The right hon. Lady asks an important question about security guarantees in relation to the outer islands. There will be clear commitments in the treaty for robust security arrangements, including preventing the presence of foreign security forces on the outer islands. We simply would not have signed off an agreement that compromised any of our security interests or those of our allies. Indeed, this has been discussed not just at a political level in the United States, but at a deep technical level. She will know from her time in government about the nature of the special relationship and the depth of that relationship. That is why we have proceeded only on the basis that we were all satisfied with the arrangements.
The right hon. Lady will be able to scrutinise those arrangements in due course, as will the House, Mr Speaker. The treaty will be presented in the usual way after signature. It will go through the usual process. [Interruption.] She asks when. We have just had the Mauritian election. We will be engaging with the new Administration there and seeking to present the treaty for signature. We will then present it, in all its detail, to the House.
The right hon. Lady asked about an extension period. There is a provision in the treaty for an extension period after the 99-year period.
The right hon. Lady asked about the Chagossians. Again, I gently say that there are a range of views in the Chagossian community. They have been expressed to me on many occasions, both before I came into government and since I have been in government. There is a range of views on the arrangement. We respect all the different views that are out there. We will continue to engage with the Chagossian community, but I am absolutely clear that there are important provisions in the deal that support the Chagossian community: their ability to return to the outer islands, the visits, the trust fund, the unilateral support we will continue to provide, and the fact that Chagossians are welcome to come here to the UK and take up British citizenship, which was an agreement under the previous Government.
Portsmouth is the home of the Royal Navy, and as the Member for Portsmouth North, I welcome the appointment of Jonathan Powell, who played an important part in negotiating this deal, as National Security Adviser. Does the Minister agree that with his experience in helping to negotiate the Good Friday agreement and his work on some of the world’s most complex conflicts, he is uniquely place to advise the Government on tackling the challenges ahead and to protect the advancement of UK security?
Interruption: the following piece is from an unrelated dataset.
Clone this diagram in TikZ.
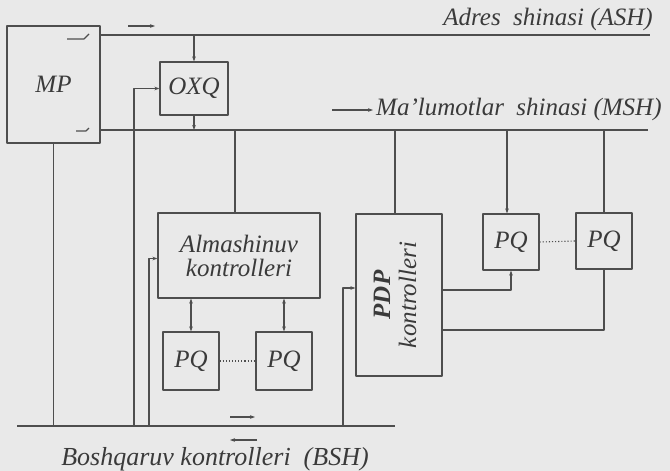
\documentclass[tikz,border=0pt]{standalone}
\usepackage{fontspec}
\setmainfont{Liberation Serif}
\usetikzlibrary{arrows.meta}
\newcommand{\Px}{1pt}
\newcommand{\Rim}{1.2pt}
\newcommand{\Wire}{1.1pt}
\newcommand{\Rail}{1.5pt}
\definecolor{paper}{HTML}{E9E9E9}
\definecolor{ink}{HTML}{4E4E4E}
\definecolor{lettering}{HTML}{3A3A3A}

\begin{document}
\begin{tikzpicture}[x=\Px,y=-\Px, line join=round,
  >={Stealth[length=5pt,width=3.6pt]},
  box/.style={draw=ink, fill=paper, line width=\Rim, inner sep=0pt, align=center,
    text=lettering, font=\fontsize{25}{24}\selectfont\itshape},
  caption/.style={inner sep=0pt, text=lettering, font=\fontsize{25}{24}\selectfont\itshape},
  wire/.style={draw=ink, line width=\Wire},
  rail/.style={draw=ink, line width=\Rail}]

  \useasboundingbox (0,0) rectangle (670,471);
  \fill[paper] (0,0) rectangle (670,471);

  % ---- the three buses ----------------------------------------------------
  \coordinate (ashL) at (90,35);
  \coordinate (ashR) at (650,35);
  \coordinate (mshL) at (90,130);
  \coordinate (mshR) at (648,130);
  \coordinate (bshL) at (17,426);
  \coordinate (bshR) at (395,426);
  \draw[rail] (ashL) -- (ashR);
  \draw[rail] (mshL) -- (mshR);
  \draw[rail] (bshL) -- (bshR);
  % Where the risers leave the control bus.
  \coordinate (tapOXQ) at (134,426);
  \coordinate (tapAlm) at (149,426);
  \coordinate (tapPDP) at (343,426);

  % ---- the blocks ---------------------------------------------------------
  \node[box, minimum width=93, minimum height=117] (MP) at (53.5,84.5) {MP};
  \node[box, minimum width=68, minimum height=53] (OXQ) at (194,88.5) {OXQ};
  \node[box, minimum width=162, minimum height=85] (Alm) at (239,255.5) {Almashinuv\\kontrolleri};
  \node[box, minimum width=56, minimum height=58] (PQa) at (191,361) {PQ};
  \node[box, minimum width=56, minimum height=58] (PQb) at (284,361) {PQ};
  \node[box, minimum width=86, minimum height=162] (PDP) at (399,295) {};
  \node[caption, rotate=90, align=center, font=\fontsize{25}{26}\selectfont\itshape]
    (PDPlbl) at ([xshift=-4pt]PDP.center) {\textbf{PDP}\\kontrolleri};
  \node[box, minimum width=56, minimum height=56] (PQc) at (511,242) {PQ};
  \node[box, minimum width=56, minimum height=56] (PQd) at (604,241) {PQ};

  % ---- the switches inside MP ---------------------------------------------
  \draw[wire] (67,39) -- (84,39) -- (89,34);
  \draw[wire] (76,131) -- (86,131) -- (89,128);

  % ---- bus names and their direction marks --------------------------------
  \node[caption, anchor=base east] (ASHlbl) at (653,25) {Adres\ \ shinasi (ASH)};
  \node[caption, anchor=base west] (MSHlbl) at (376,115) {Ma'lumotlar\ \ shinasi (MSH)};
  \node[caption, anchor=base, font=\fontsize{26}{24}\selectfont\itshape]
    (BSHlbl) at (215,465) {Boshqaruv kontrolleri\ \ (BSH)};
  \draw[wire,->] (128,26) -- (155,26);
  \draw[wire,->] (332,110) -- (373,110);
  \draw[wire,->] (230,417) -- (255,417);
  \draw[wire,->] (257,440) -- (230,440);

  % ---- MP and the memory --------------------------------------------------
  \draw[wire] (MP.south) -- (MP.south |- bshL);
  \draw[wire,->] (OXQ.north |- ashL) -- (OXQ.north);
  \draw[wire,->] (OXQ.south) -- (OXQ.south |- mshL);
  \draw[wire,->] (tapOXQ) |- (OXQ.west);

  % ---- the exchange controller and its two devices ------------------------
  \draw[wire] ([xshift=-4pt]Alm.north |- mshL) -- ([xshift=-4pt]Alm.north);
  \draw[wire,->] (tapAlm) |- ([yshift=-3pt]Alm.west);
  \draw[wire,<->] (Alm.south -| PQa.north) -- (PQa.north);
  \draw[wire,<->] (Alm.south -| PQb.north) -- (PQb.north);
  \draw[wire,dotted] (PQa.east) -- (PQb.west);

  % ---- the PDP controller and the devices on the data bus -----------------
  \draw[wire] ([xshift=-4pt]PDP.north |- mshL) -- ([xshift=-4pt]PDP.north);
  \draw[wire,->] (tapPDP) |- ([yshift=7pt]PDP.west);
  \draw[wire,->] ([xshift=-4pt]PQc.north |- mshL) -- ([xshift=-4pt]PQc.north);
  \draw[wire] (PQd.north |- mshL) -- (PQd.north);
  \draw[wire,->] ([yshift=5pt]PDP.east) -| (PQc.south);
  \draw[wire] ([yshift=-35pt]PDP.east) -| (PQd.south);
  \draw[wire,dotted] (PQc.east) -- (PQd.west);

\end{tikzpicture}
\end{document}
I totally agree with my hon. Friend, who I know takes a keen interest in the overseas territories, in particular Gibraltar. I totally agree with her about the new National Security Adviser. He is a remarkable individual with a huge track record in government of making deals and getting things done, which I know is appreciated by our friends on the opposite side of the Atlantic, too. He is somebody who takes the national security of this country extraordinarily seriously, so I completely agree with her characterisation.